We decided to move from Canberra to Sydney in December 2006, and moving meant tearing apart my fish tank and starting it again. Back in January 2004 when I first set up this tank, I didn't do as good a job as I wanted. The substrate (gravel) just wasn't 'rich' enough, and plants never really grew well in it.


So this time, I made sure there was plenty of fertiliser in the gravel as I put it in. There's 2kg of Tetralit and 500g of Duplarit-G in that gravel. I'm also adding ADA Green Brighty Stage 1 daily, and there's CO2 injection. It's DIY with yeast+sugar, and it ain't working so well yet. I think the yeast is old.

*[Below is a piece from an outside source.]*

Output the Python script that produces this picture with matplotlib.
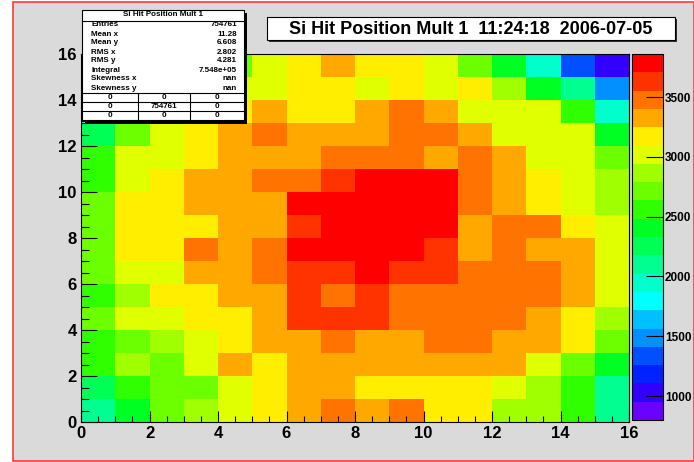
import numpy as np
import matplotlib
matplotlib.use('Agg')
import matplotlib.pyplot as plt
from matplotlib.colors import ListedColormap, BoundaryNorm
from matplotlib.patches import Rectangle
from matplotlib.lines import Line2D
from matplotlib.ticker import MultipleLocator, NullLocator

plt.rcParams['font.family'] = ['Liberation Sans', 'DejaVu Sans']

# Hits per strip pair, rows listed from y = 15 (top) down to y = 0
counts_rows = [
    [800, 1790, 2250, 2560, 2710, 3020, 3170, 3320, 3170, 3170, 3020, 2710, 2400, 1950, 1330, 1030],
    [1490, 2100, 2560, 2870, 3020, 3020, 3170, 3170, 3020, 3170, 3020, 3170, 2870, 2400, 2100, 1490],
    [1950, 2400, 2870, 3020, 3170, 3320, 3170, 3170, 3320, 3480, 3320, 3020, 3020, 3020, 2560, 1950],
    [2250, 2710, 3020, 3170, 3320, 3480, 3320, 3320, 3320, 3480, 3480, 3320, 3020, 3020, 3020, 2400],
    [2560, 3020, 3020, 3170, 3320, 3320, 3320, 3480, 3480, 3480, 3320, 3480, 3320, 3020, 3020, 2710],
    [2560, 3020, 3170, 3320, 3320, 3480, 3480, 3630, 3780, 3780, 3780, 3480, 3320, 3170, 3020, 2870],
    [2710, 3170, 3170, 3320, 3320, 3320, 3780, 3780, 3800, 3860, 3780, 3480, 3320, 3170, 3020, 2870],
    [2710, 3170, 3170, 3170, 3320, 3320, 3630, 3780, 3780, 3780, 3780, 3320, 3480, 3480, 3170, 3020],
    [2710, 3170, 3170, 3480, 3320, 3480, 3780, 3780, 3780, 3780, 3630, 3320, 3480, 3320, 3320, 3020],
    [2710, 3020, 3020, 3320, 3320, 3480, 3630, 3630, 3780, 3630, 3630, 3480, 3480, 3480, 3320, 3020],
    [2560, 2870, 3170, 3170, 3320, 3320, 3630, 3480, 3630, 3480, 3480, 3480, 3480, 3480, 3320, 3020],
    [2710, 3020, 3020, 3170, 3170, 3320, 3630, 3630, 3630, 3480, 3480, 3480, 3480, 3320, 3170, 2870],
    [2560, 2710, 2870, 3020, 3170, 3320, 3320, 3480, 3320, 3320, 3480, 3480, 3320, 3320, 3170, 2710],
    [2560, 2870, 2710, 3020, 3320, 3170, 3320, 3320, 3320, 3320, 3320, 3320, 3320, 3020, 2710, 2400],
    [2250, 2560, 2710, 2710, 3020, 3170, 3320, 3320, 3170, 3170, 3170, 3170, 3020, 2870, 2560, 2100],
    [2100, 2400, 2710, 2870, 3020, 3170, 3320, 3480, 3320, 3480, 3170, 3170, 2870, 2870, 2560, 2100],
]
x_edges = np.arange(0, 17)
y_edges = np.arange(0, 17)

# 20-step rainbow palette, low to high
palette = ['#6a00ff', '#3300ff', '#0022ff', '#0050ff', '#0090ff',
           '#00c0ff', '#00ffff', '#00ffcc', '#00ff90', '#00ff55',
           '#00ff22', '#30ff00', '#6cff00', '#a0ff00', '#e0ff00',
           '#ffee00', '#ffa800', '#ff7400', '#ff3300', '#ff0000']
cbar_ticks = [1000, 1500, 2000, 2500, 3000, 3500]

stat_names = ['Entries', 'Mean x', 'Mean y', 'RMS x', 'RMS y', 'Integral',
              'Skewness x', 'Skewness y']
stat_values = ['754761', '11.28', '6.608', '2.802', '4.281', '7.548e+05',
               'nan', 'nan']
overflow_grid = [['0', '0', '0'], ['0', '754761', '0'], ['0', '0', '0']]

title = 'Si Hit Position Mult 1  11:24:18  2006-07-05'
stats_title = 'Si Hit Position Mult 1'

counts = np.array(counts_rows)[::-1]

W, H = 694, 462
fig = plt.figure(figsize=(W / 100, H / 100), dpi=100, facecolor='white')


def fx(px):
    return px / W


def fy(py):
    return 1 - py / H


# canvas
fig.patches.append(Rectangle((fx(13), fy(461)), fx(694) - fx(13), fy(2) - fy(461),
                             transform=fig.transFigure, facecolor='#dadada',
                             edgecolor='#ff3a3a', lw=1.2, zorder=-10))

ax = fig.add_axes([fx(81), fy(422), fx(629) - fx(81), fy(54) - fy(422)])
zmin, zmax = counts.min(), counts.max()
levels = np.linspace(zmin, zmax, len(palette) + 1)
cmap = ListedColormap(palette)
norm = BoundaryNorm(levels, cmap.N)
mesh = ax.pcolormesh(x_edges, y_edges, counts, cmap=cmap, norm=norm,
                     antialiased=False, edgecolors='none')
ax.set_xlim(0, 16)
ax.set_ylim(0, 16)
for axis in (ax.xaxis, ax.yaxis):
    axis.set_major_locator(MultipleLocator(2))
    axis.set_minor_locator(MultipleLocator(0.5))
ax.tick_params(axis='x', which='major', direction='in', length=8, width=0.8, pad=3)
ax.tick_params(axis='x', which='minor', direction='in', length=4, width=0.8)
ax.tick_params(axis='y', which='major', direction='in', length=11.5, width=0.8, pad=3)
ax.tick_params(axis='y', which='minor', direction='in', length=6, width=0.8)
ax.tick_params(labelsize=12)
for lab in ax.get_xticklabels() + ax.get_yticklabels():
    lab.set_fontweight('bold')
for sp in ax.spines.values():
    sp.set_linewidth(0.8)

# palette axis
cax = fig.add_axes([fx(632), fy(420), fx(663) - fx(632), fy(54) - fy(420)])
cb = fig.colorbar(mesh, cax=cax, ticks=cbar_ticks)
cb.outline.set_linewidth(0.8)
cax.yaxis.set_minor_locator(NullLocator())
cax.tick_params(which='major', direction='in', length=12, width=0.8, pad=1.5,
                labelsize=8.5, right=True, left=False)
for lab in cax.get_yticklabels():
    lab.set_fontweight('bold')

# title box
fig.patches.append(Rectangle((fx(269), fy(42)), fx(677) - fx(269), fy(19) - fy(42),
                             transform=fig.transFigure, facecolor='#303030',
                             edgecolor='none', zorder=5))
fig.patches.append(Rectangle((fx(267), fy(40)), fx(675) - fx(267), fy(17) - fy(40),
                             transform=fig.transFigure, facecolor='white',
                             edgecolor='black', lw=0.8, zorder=6))
fig.text(fx(471), fy(29), title, ha='center', va='center', fontsize=13,
         fontweight='bold', zorder=7)

# statistics box
bx0, bx1, by0, by1 = 82, 244, 10, 121
fig.patches.append(Rectangle((fx(bx0 + 3), fy(by1 + 3)), fx(bx1) - fx(bx0), fy(by0) - fy(by1),
                             transform=fig.transFigure, facecolor='black',
                             edgecolor='none', zorder=5))
fig.patches.append(Rectangle((fx(bx0), fy(by1)), fx(bx1) - fx(bx0), fy(by0) - fy(by1),
                             transform=fig.transFigure, facecolor='white',
                             edgecolor='black', lw=0.8, zorder=6))


def hline(py):
    fig.add_artist(Line2D([fx(bx0), fx(bx1)], [fy(py), fy(py)], color='black',
                          lw=0.8, zorder=7))


fig.text(fx((bx0 + bx1) / 2), fy(15), stats_title, ha='center', va='center',
         fontsize=5.8, fontweight='bold', zorder=8)
hline(20.5)
for i, (name, val) in enumerate(zip(stat_names, stat_values)):
    yy = 25 + i * 9.0
    fig.text(fx(91), fy(yy), name, ha='left', va='center', fontsize=5.8,
             fontweight='bold', zorder=8)
    fig.text(fx(237), fy(yy), val, ha='right', va='center', fontsize=5.8,
             fontweight='bold', zorder=8)

grid_top = 92.7
row_h = 9.0
col_edges = [bx0, 138, 190, bx1]
for r in range(4):
    hline(grid_top + r * row_h)
for cx in col_edges[1:-1]:
    fig.add_artist(Line2D([fx(cx), fx(cx)], [fy(grid_top), fy(grid_top + 3 * row_h)],
                          color='black', lw=0.8, zorder=7))
for r, row in enumerate(overflow_grid):
    for c, cell in enumerate(row):
        xc = (col_edges[c] + col_edges[c + 1]) / 2
        fig.text(fx(xc), fy(grid_top + (r + 0.5) * row_h), cell, ha='center',
                 va='center', fontsize=5.8, fontweight='bold', zorder=8)

fig.savefig('out.png', dpi=100)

This tank is going to be an aquatic garden, with discus eventually. For now though, it's mainly about the plants. There's chain swords, swords, spiral val, riccia and a red lotus. I don't think those are in any way accurate names...


The swords have been doing amazingly well. They were the first plants I planted, and they've already thrown up several new leaves already.


The red lotus only went in on Saturday, and even though it's apparently pretty difficult it too has also thrown up two new leaves.


The riccia I am most worried about. It needs a lot of light, and even with tying it to a branch right at the top of the tank, I just don't know if it's getting enough. I'll have to see about that one. But, keeping a planted tank just seems to be way easier here in Sydney than Canberra. In Canberra, if I ignored the plants for a day, or even just let the CO2 slow down slightly everything would melt.

With everything I was doing it shouldn't have been that hard, and here in Sydney it isn't. The extra fertiliser just shouldn't be making this big a difference. My wife pointed out that it's probably the softer water.

If only I could say the fish were doing as well. My new lampeye tetras and otocinclus seem to be doing OK. But all of my old fish from Canberra are dead now. Including my seven year old ugly-nosed dogfish (bristlenose catfish.) I think he died of old age and the stress of the move. But the others might have died because of the softer water. I should have given them time to adjust.